Why is String.chars() a stream of ints in Java 8?

In Java 8, there is a new method String.chars() which returns a stream of ints (IntStream) that represent the character codes. I guess many people would expect a stream of chars here instead. What was the motivation to design the API this way?


Solution 1:

As others have already mentioned, the design decision behind this was to prevent the explosion of methods and classes.

Still, personally I think this was a very bad decision, and there should, given they do not want to make CharStream, which is reasonable, different methods instead of chars(), I would think of:

  • Stream<Character> chars(), that gives a stream of boxes characters, which will have some light performance penalty.
  • IntStream unboxedChars(), which would to be used for performance code.

However, instead of focusing on why it is done this way currently, I think this answer should focus on showing a way to do it with the API that we have gotten with Java 8.

In Java 7 I would have done it like this:

for (int i = 0; i < hello.length(); i++) {
    System.out.println(hello.charAt(i));
}

And I think a reasonable method to do it in Java 8 is the following:

hello.chars()
        .mapToObj(i -> (char)i)
        .forEach(System.out::println);

Here I obtain an IntStream and map it to an object via the lambda i -> (char)i, this will automatically box it into a Stream<Character>, and then we can do what we want, and still use method references as a plus.

Be aware though that you must do mapToObj, if you forget and use map, then nothing will complain, but you will still end up with an IntStream, and you might be left off wondering why it prints the integer values instead of the strings representing the characters.

Other ugly alternatives for Java 8:

By remaining in an IntStream and wanting to print them ultimately, you cannot use method references anymore for printing:

hello.chars()
        .forEach(i -> System.out.println((char)i));

Moreover, using method references to your own method do not work anymore!
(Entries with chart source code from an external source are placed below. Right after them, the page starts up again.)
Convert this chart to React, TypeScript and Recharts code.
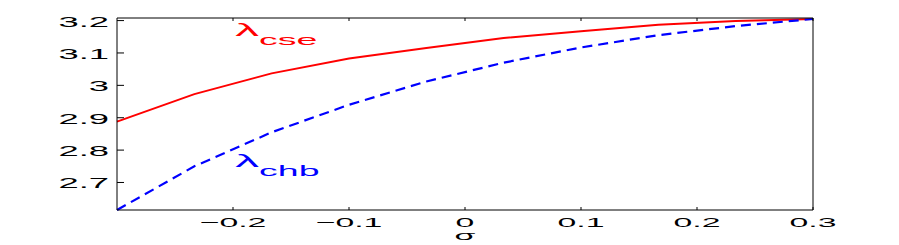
import React from 'react';
import { LineChart, Line, XAxis, YAxis, ReferenceDot, Label } from 'recharts';

const sigma = [-0.3, -0.2333, -0.1667, -0.1, -0.0333, 0.0333, 0.1, 0.1667, 0.2333, 0.3];
const lambdaCse = [2.888, 2.973, 3.037, 3.083, 3.115, 3.146, 3.167, 3.187, 3.199, 3.205];
const lambdaChb = [2.615, 2.75, 2.855, 2.94, 3.012, 3.07, 3.117, 3.155, 3.183, 3.205];
const xTicks = [-0.2, -0.1, 0, 0.1, 0.2, 0.3];
const yTicks = [2.7, 2.8, 2.9, 3, 3.1, 3.2];

const data = sigma.map((s, i) => ({ s, cse: lambdaCse[i], chb: lambdaChb[i] }));

const FONT = '"Liberation Sans", Arial, sans-serif';
const SX = 2.6; // text in the original is stretched sideways

const fmt = (v: number) => (v < 0 ? '\u2212' + String(-v) : String(v));

const BottomTick = ({ x, y, payload }: any) => (
  <g>
    <line x1={x} y1={y} x2={x} y2={y - 3} stroke="#000" />
    <text transform={`translate(${x},${y + 17}) scale(${SX},1)`} textAnchor="middle" fontFamily={FONT} fontSize={13} fill="#000">
      {fmt(payload.value)}
    </text>
  </g>
);

const TopTick = ({ x, y }: any) => <line x1={x} y1={y} x2={x} y2={y + 3} stroke="#000" />;

const LeftTick = ({ x, y, payload }: any) => (
  <g>
    <line x1={x} y1={y} x2={x + 7} y2={y} stroke="#000" />
    <text transform={`translate(${x - 8},${y + 6}) scale(${SX},1)`} textAnchor="end" fontFamily={FONT} fontSize={14} fill="#000">
      {fmt(payload.value)}
    </text>
  </g>
);

const RightTick = ({ x, y }: any) => <line x1={x} y1={y} x2={x - 7} y2={y} stroke="#000" />;

const SigmaLabel = ({ viewBox }: any) => (
  <text transform={`translate(${viewBox.x + viewBox.width / 2},${viewBox.y + 30}) scale(${SX},1)`} textAnchor="middle" fontFamily={FONT} fontSize={13} fill="#000">
    σ
  </text>
);

const annot = (sub: string, color: string) => ({ cx, cy }: any) => (
  <text transform={`translate(${cx},${cy}) scale(2.5,1)`} fontFamily={FONT} fill={color}>
    <tspan fontSize={19}>λ</tspan>
    <tspan fontSize={15} dy={9}>{sub}</tspan>
  </text>
);

export default function App() {
  return (
    <div style={{ position: 'absolute', left: 0, top: 0 }}>
      <LineChart width={899} height={245} data={data} margin={{ top: 0, right: 0, bottom: 0, left: 0 }}>
        <XAxis
          dataKey="s"
          type="number"
          domain={[-0.3, 0.3]}
          ticks={xTicks}
          height={35}
          tickSize={0}
          tickMargin={0}
          tickLine={false}
          axisLine={{ stroke: '#000' }}
          tick={<BottomTick />}
          interval={0}
        >
          <Label content={<SigmaLabel />} />
        </XAxis>
        <XAxis
          xAxisId="top"
          orientation="top"
          dataKey="s"
          type="number"
          domain={[-0.3, 0.3]}
          ticks={xTicks}
          height={18}
          tickSize={0}
          tickMargin={0}
          tickLine={false}
          axisLine={{ stroke: '#000' }}
          tick={<TopTick />}
          interval={0}
        />
        <YAxis
          type="number"
          domain={[2.615, 3.208]}
          ticks={yTicks}
          width={117}
          tickSize={0}
          tickMargin={0}
          tickLine={false}
          axisLine={{ stroke: '#000' }}
          tick={<LeftTick />}
          interval={0}
        />
        <YAxis
          yAxisId="right"
          orientation="right"
          type="number"
          domain={[2.615, 3.208]}
          ticks={yTicks}
          width={86}
          tickSize={0}
          tickMargin={0}
          tickLine={false}
          axisLine={{ stroke: '#000' }}
          tick={<RightTick />}
          interval={0}
        />
        <Line type="linear" dataKey="cse" stroke="#ff0000" strokeWidth={2} dot={false} isAnimationActive={false} />
        <Line type="linear" dataKey="chb" stroke="#0000ff" strokeWidth={2.2} strokeDasharray="10 6" dot={false} isAnimationActive={false} />
        <ReferenceDot x={-0.198} y={3.152} r={0} shape={annot('cse', '#ff0000')} />
        <ReferenceDot x={-0.198} y={2.748} r={0} shape={annot('chb', '#0000ff')} />
      </LineChart>
    </div>
  );
}
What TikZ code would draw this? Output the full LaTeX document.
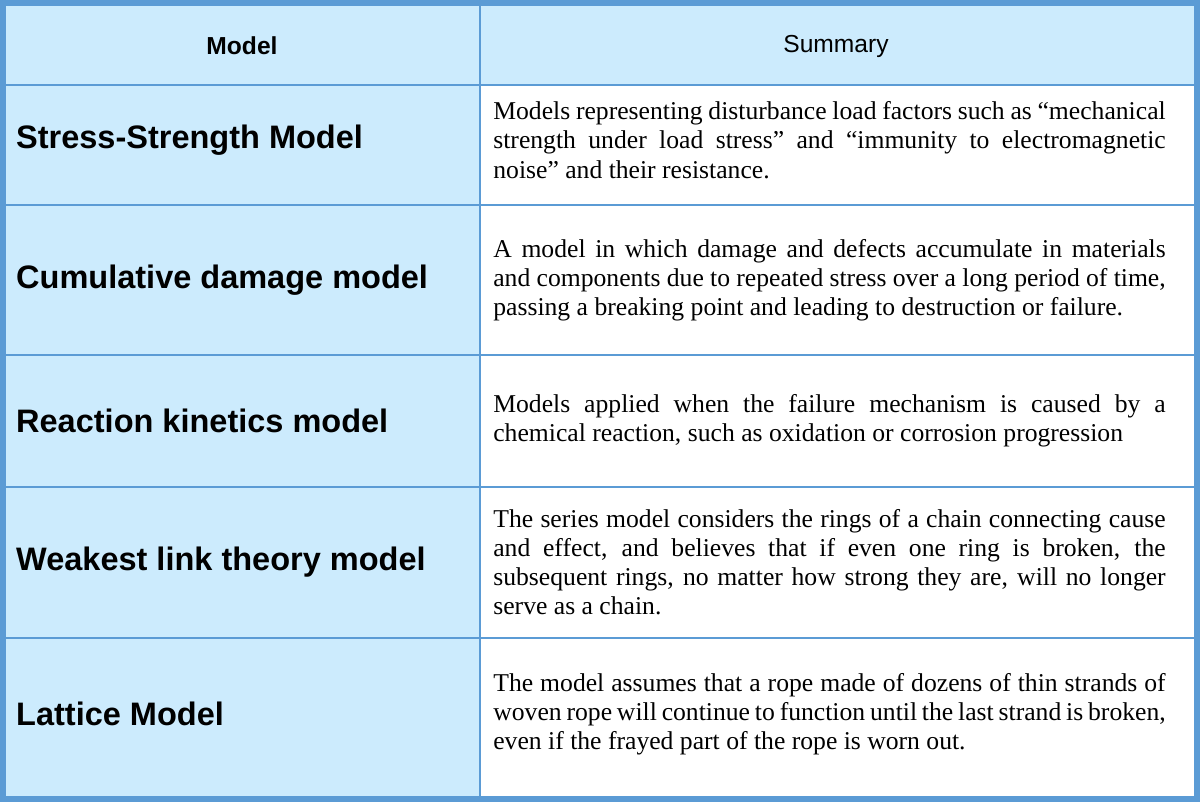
\documentclass[tikz,border=0pt]{standalone}
\usepackage{fontspec}
\setmainfont{Liberation Serif}
\setsansfont{Liberation Sans}
\definecolor{cellblue}{HTML}{CCEBFD}
\definecolor{lineblue}{HTML}{5B9BD5}
\hyphenpenalty=10000
\exhyphenpenalty=10000
\begin{document}
\begin{tikzpicture}[x=0.02cm,y=-0.02cm,
  model/.style = {anchor=west, font=\sffamily\bfseries\fontsize{18.5}{21}\selectfont},
  head/.style = {font=\sffamily\fontsize{14}{16}\selectfont},
  summary/.style = {anchor=west, text width=13.45cm, align=justify, inner sep=0pt,
    font=\fontsize{14.6}{16.6}\selectfont}]
	\useasboundingbox (0,0) rectangle (1200,802);
	\fill[cellblue] (5,5) rectangle (480,797);
	\fill[cellblue] (480,5) rectangle (1195,85);
	
	% grid
	\foreach \y in {85,205,355,487,638}
		\draw[lineblue, line width=0.8pt] (5,\y) -- (1195,\y);
	\draw[lineblue, line width=0.8pt] (480,5) -- (480,797);
	\draw[lineblue, line width=3pt] (3,3) rectangle (1197,799);
	
	\node[head] (hmodel) at (242,46) {\textbf{Model}};
	\node[head] (hsum) at (836,46) {Summary};
	
	\node[model] (m1) at (10,140) {Stress-Strength Model};
	\node[model] (m2) at (10,280) {Cumulative damage model};
	\node[model] (m3) at (10,421) {Reaction kinetics model};
	\node[model] (m4) at (10,562) {Weakest link theory model};
	\node[model] (m5) at (10,714) {Lattice Model};
	
	\node[summary] (s1) at (493,140) {Models representing disturbance load factors such as “mechanical strength under load stress” and “immunity to electromagnetic noise” and their resistance.};
	\node[summary] (s2) at (493,280) {A model in which damage and defects accumulate in materials and components due to repeated stress over a long period of time, passing a breaking point and leading to destruction or failure.};
	\node[summary] (s3) at (493,421) {Models applied when the failure mechanism is caused by a chemical reaction, such as oxidation or corrosion progression};
	\node[summary] (s4) at (493,562) {The series model considers the rings of a chain connecting cause and effect, and believes that if even one ring is broken, the subsequent rings, no matter how strong they are, will no longer serve as a chain.};
	\node[summary] (s5) at (493,714) {The model assumes that a rope made of dozens of thin strands of woven rope will continue to function until the last strand is broken, even if the frayed part of the rope is worn out.};
\end{tikzpicture}
\end{document}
Consider the following:

private void print(char c) {
    System.out.println(c);
}

and then

hello.chars()
        .forEach(this::print);

This will give a compile error, as there possibly is a lossy conversion.

Conclusion:

The API was designed this way because of not wanting to add CharStream, I personally think that the method should return a Stream<Character>, and the workaround currently is to use mapToObj(i -> (char)i) on an IntStream to be able to work properly with them.

Solution 2:

The answer from skiwi covered many of the major points already. I'll fill in a bit more background.

The design of any API is a series of tradeoffs. In Java, one of the difficult issues is dealing with design decisions that were made long ago.

Primitives have been in Java since 1.0. They make Java an "impure" object-oriented language, since the primitives are not objects. The addition of primitives was, I believe, a pragmatic decision to improve performance at the expense of object-oriented purity.

This is a tradeoff we're still living with today, nearly 20 years later. The autoboxing feature added in Java 5 mostly eliminated the need to clutter source code with boxing and unboxing method calls, but the overhead is still there. In many cases it's not noticeable. However, if you were to perform boxing or unboxing within an inner loop, you'd see that it can impose significant CPU and garbage collection overhead.

When designing the Streams API, it was clear that we had to support primitives. The boxing/unboxing overhead would kill any performance benefit from parallelism. We didn't want to support all of the primitives, though, since that would have added a huge amount of clutter to the API. (Can you really see a use for a ShortStream?) "All" or "none" are comfortable places for a design to be, yet neither was acceptable. So we had to find a reasonable value of "some". We ended up with primitive specializations for int, long, and double. (Personally I would have left out int but that's just me.)

For CharSequence.chars() we considered returning Stream<Character> (an early prototype might have implemented this) but it was rejected because of boxing overhead. Considering that a String has char values as primitives, it would seem to be a mistake to impose boxing unconditionally when the caller would probably just do a bit of processing on the value and unbox it right back into a string.

We also considered a CharStream primitive specialization, but its use would seem to be quite narrow compared to the amount of bulk it would add to the API. It didn't seem worthwhile to add it.

The penalty this imposes on callers is that they have to know that the IntStream contains char values represented as ints and that casting must be done at the proper place. This is doubly confusing because there are overloaded API calls like PrintStream.print(char) and PrintStream.print(int) that differ markedly in their behavior. An additional point of confusion possibly arises because the codePoints() call also returns an IntStream but the values it contains are quite different.

So, this boils down to choosing pragmatically among several alternatives:

  1. We could provide no primitive specializations, resulting in a simple, elegant, consistent API, but which imposes a high performance and GC overhead;

  2. we could provide a complete set of primitive specializations, at the cost of cluttering up the API and imposing a maintenance burden on JDK developers; or

  3. we could provide a subset of primitive specializations, giving a moderately sized, high performing API that imposes a relatively small burden on callers in a fairly narrow range of use cases (char processing).

We chose the last one.